AVAILABLE DATA

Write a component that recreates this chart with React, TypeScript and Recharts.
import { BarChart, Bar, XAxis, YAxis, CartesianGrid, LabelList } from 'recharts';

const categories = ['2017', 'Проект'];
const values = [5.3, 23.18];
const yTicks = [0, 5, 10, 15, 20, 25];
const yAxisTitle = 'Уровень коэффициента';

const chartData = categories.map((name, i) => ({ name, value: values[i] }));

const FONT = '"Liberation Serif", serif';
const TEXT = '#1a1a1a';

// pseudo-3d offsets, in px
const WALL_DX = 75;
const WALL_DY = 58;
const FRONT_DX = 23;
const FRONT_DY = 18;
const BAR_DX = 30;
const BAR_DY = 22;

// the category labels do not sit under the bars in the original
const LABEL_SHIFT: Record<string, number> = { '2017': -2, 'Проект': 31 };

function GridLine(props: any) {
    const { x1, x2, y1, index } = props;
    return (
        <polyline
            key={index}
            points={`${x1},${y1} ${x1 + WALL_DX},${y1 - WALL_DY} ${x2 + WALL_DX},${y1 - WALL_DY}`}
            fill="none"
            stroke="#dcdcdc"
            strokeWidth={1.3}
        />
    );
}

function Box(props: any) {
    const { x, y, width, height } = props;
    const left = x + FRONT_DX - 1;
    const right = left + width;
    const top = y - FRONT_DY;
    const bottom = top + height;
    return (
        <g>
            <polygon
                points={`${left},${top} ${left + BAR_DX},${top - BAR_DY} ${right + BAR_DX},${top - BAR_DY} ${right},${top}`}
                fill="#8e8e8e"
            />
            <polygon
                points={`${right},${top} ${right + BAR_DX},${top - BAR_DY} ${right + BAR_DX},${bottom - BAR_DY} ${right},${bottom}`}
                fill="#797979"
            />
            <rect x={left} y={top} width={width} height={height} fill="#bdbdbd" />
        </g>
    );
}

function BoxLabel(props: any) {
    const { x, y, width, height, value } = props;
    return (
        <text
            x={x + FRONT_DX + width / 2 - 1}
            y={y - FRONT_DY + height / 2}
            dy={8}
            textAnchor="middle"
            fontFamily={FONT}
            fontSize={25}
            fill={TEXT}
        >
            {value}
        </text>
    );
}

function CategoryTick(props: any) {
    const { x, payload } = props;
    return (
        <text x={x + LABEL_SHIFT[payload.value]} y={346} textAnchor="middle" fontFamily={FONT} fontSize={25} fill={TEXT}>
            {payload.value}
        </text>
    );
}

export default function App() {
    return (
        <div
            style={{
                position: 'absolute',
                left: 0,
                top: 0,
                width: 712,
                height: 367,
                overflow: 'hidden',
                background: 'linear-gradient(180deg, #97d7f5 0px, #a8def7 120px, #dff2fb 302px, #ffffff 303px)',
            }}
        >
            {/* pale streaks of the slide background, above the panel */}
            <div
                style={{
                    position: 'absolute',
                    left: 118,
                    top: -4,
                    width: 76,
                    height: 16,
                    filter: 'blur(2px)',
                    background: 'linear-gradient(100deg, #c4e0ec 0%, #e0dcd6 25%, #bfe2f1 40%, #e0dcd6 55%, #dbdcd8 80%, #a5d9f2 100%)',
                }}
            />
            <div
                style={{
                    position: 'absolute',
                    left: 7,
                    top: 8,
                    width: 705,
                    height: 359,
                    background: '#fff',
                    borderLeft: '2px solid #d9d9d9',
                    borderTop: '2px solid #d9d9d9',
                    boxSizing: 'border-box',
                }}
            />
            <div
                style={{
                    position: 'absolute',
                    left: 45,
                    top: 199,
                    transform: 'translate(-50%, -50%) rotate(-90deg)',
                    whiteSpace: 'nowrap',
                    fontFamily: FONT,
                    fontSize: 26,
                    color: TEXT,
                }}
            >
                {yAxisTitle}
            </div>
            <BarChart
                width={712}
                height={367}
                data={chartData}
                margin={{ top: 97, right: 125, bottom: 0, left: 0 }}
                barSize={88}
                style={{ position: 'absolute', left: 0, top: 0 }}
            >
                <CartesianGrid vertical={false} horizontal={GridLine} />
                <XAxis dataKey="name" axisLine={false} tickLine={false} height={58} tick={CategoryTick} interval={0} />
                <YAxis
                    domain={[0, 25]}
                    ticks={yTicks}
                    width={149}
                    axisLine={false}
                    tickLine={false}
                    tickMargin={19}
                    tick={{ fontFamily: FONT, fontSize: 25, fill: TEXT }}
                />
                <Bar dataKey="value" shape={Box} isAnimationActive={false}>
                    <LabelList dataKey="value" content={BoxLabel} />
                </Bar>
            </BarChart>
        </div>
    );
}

BRIEF
Give the lines again, exactly as they stand, from the beginning of the data through the line with "const TEXT = '#1a1a1a';".

EXERCISE SOLUTION
Write a component that recreates this chart with React, TypeScript and Recharts.
import { BarChart, Bar, XAxis, YAxis, CartesianGrid, LabelList } from 'recharts';

const categories = ['2017', 'Проект'];
const values = [5.3, 23.18];
const yTicks = [0, 5, 10, 15, 20, 25];
const yAxisTitle = 'Уровень коэффициента';

const chartData = categories.map((name, i) => ({ name, value: values[i] }));

const FONT = '"Liberation Serif", serif';
const TEXT = '#1a1a1a';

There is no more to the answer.